### [GIVEN PROBLEM]
Copy out each line of the listing that has the word "matplotlib" in it.

### [RAW DATA]
>>

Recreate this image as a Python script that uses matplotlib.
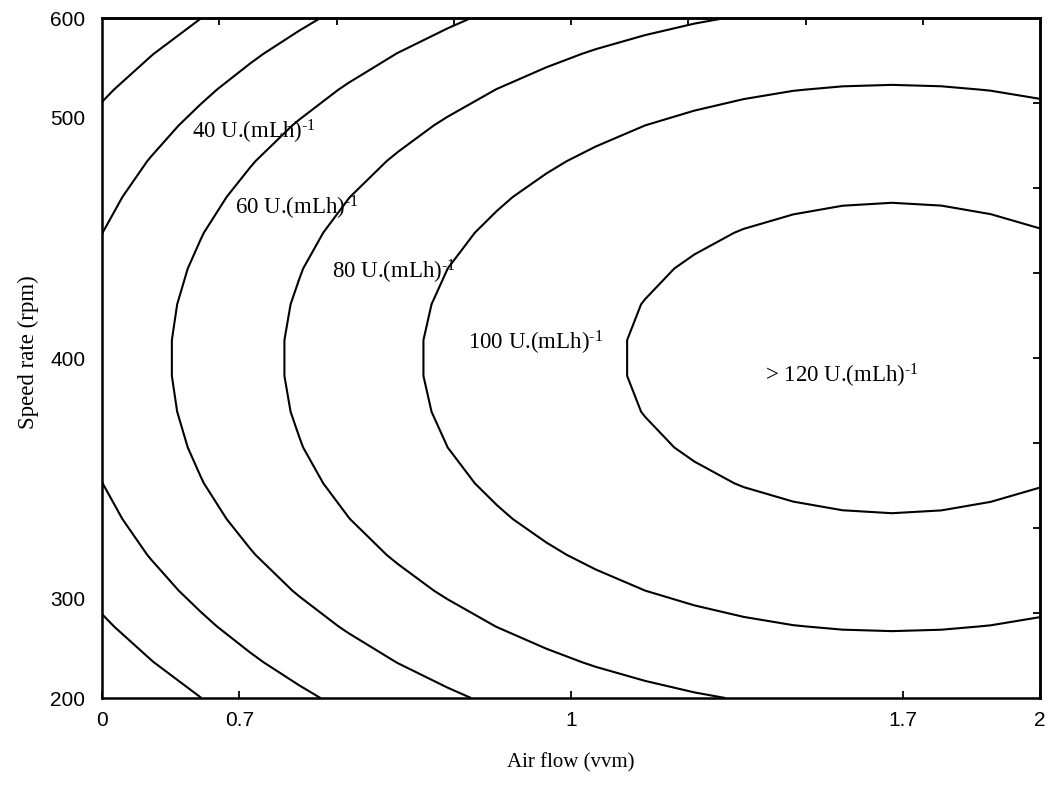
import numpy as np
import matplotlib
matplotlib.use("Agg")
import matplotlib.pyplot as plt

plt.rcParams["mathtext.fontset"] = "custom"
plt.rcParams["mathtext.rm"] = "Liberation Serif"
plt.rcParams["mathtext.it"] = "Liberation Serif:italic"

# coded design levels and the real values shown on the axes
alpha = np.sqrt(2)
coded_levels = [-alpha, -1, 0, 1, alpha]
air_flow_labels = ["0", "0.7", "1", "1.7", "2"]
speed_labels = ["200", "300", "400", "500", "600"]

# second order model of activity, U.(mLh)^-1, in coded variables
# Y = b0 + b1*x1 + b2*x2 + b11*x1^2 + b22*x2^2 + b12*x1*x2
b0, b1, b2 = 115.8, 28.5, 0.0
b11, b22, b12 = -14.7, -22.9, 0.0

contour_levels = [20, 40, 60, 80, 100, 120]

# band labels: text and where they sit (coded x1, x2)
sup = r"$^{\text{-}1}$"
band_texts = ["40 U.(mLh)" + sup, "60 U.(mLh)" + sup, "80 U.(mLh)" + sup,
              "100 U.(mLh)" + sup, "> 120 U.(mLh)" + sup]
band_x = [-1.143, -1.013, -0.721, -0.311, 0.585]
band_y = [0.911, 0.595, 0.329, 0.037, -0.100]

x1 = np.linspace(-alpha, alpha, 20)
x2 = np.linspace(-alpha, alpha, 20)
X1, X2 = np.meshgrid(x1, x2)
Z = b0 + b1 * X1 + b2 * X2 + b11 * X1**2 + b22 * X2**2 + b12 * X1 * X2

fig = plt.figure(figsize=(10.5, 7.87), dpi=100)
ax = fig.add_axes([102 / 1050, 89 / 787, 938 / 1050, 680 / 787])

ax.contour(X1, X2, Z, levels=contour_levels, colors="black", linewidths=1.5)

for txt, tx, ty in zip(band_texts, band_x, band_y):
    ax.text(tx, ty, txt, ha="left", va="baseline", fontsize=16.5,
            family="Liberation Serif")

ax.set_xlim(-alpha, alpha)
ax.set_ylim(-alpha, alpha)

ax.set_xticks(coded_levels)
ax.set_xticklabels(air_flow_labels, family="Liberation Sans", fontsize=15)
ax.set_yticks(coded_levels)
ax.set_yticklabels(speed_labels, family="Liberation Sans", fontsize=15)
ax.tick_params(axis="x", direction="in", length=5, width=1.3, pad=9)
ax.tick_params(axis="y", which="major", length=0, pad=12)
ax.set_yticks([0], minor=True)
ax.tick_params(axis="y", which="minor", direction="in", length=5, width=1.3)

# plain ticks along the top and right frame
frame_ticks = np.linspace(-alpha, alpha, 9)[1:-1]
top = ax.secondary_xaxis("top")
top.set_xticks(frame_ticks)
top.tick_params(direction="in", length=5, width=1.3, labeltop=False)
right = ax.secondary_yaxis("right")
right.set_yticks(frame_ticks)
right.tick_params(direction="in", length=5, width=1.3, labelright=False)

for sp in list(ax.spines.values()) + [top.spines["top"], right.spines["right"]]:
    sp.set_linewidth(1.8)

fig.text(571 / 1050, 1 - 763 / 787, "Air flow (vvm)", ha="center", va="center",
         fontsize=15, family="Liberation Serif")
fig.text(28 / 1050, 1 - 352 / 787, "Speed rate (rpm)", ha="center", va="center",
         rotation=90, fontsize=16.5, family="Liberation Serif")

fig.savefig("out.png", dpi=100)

<<
>>

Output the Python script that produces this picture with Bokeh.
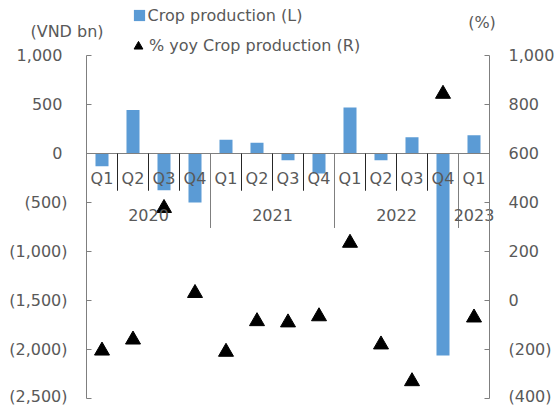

<<

### [EXERCISE SOLUTION]
Recreate this image as a Python script that uses matplotlib.
import matplotlib
matplotlib.use("Agg")
import matplotlib.pyplot as plt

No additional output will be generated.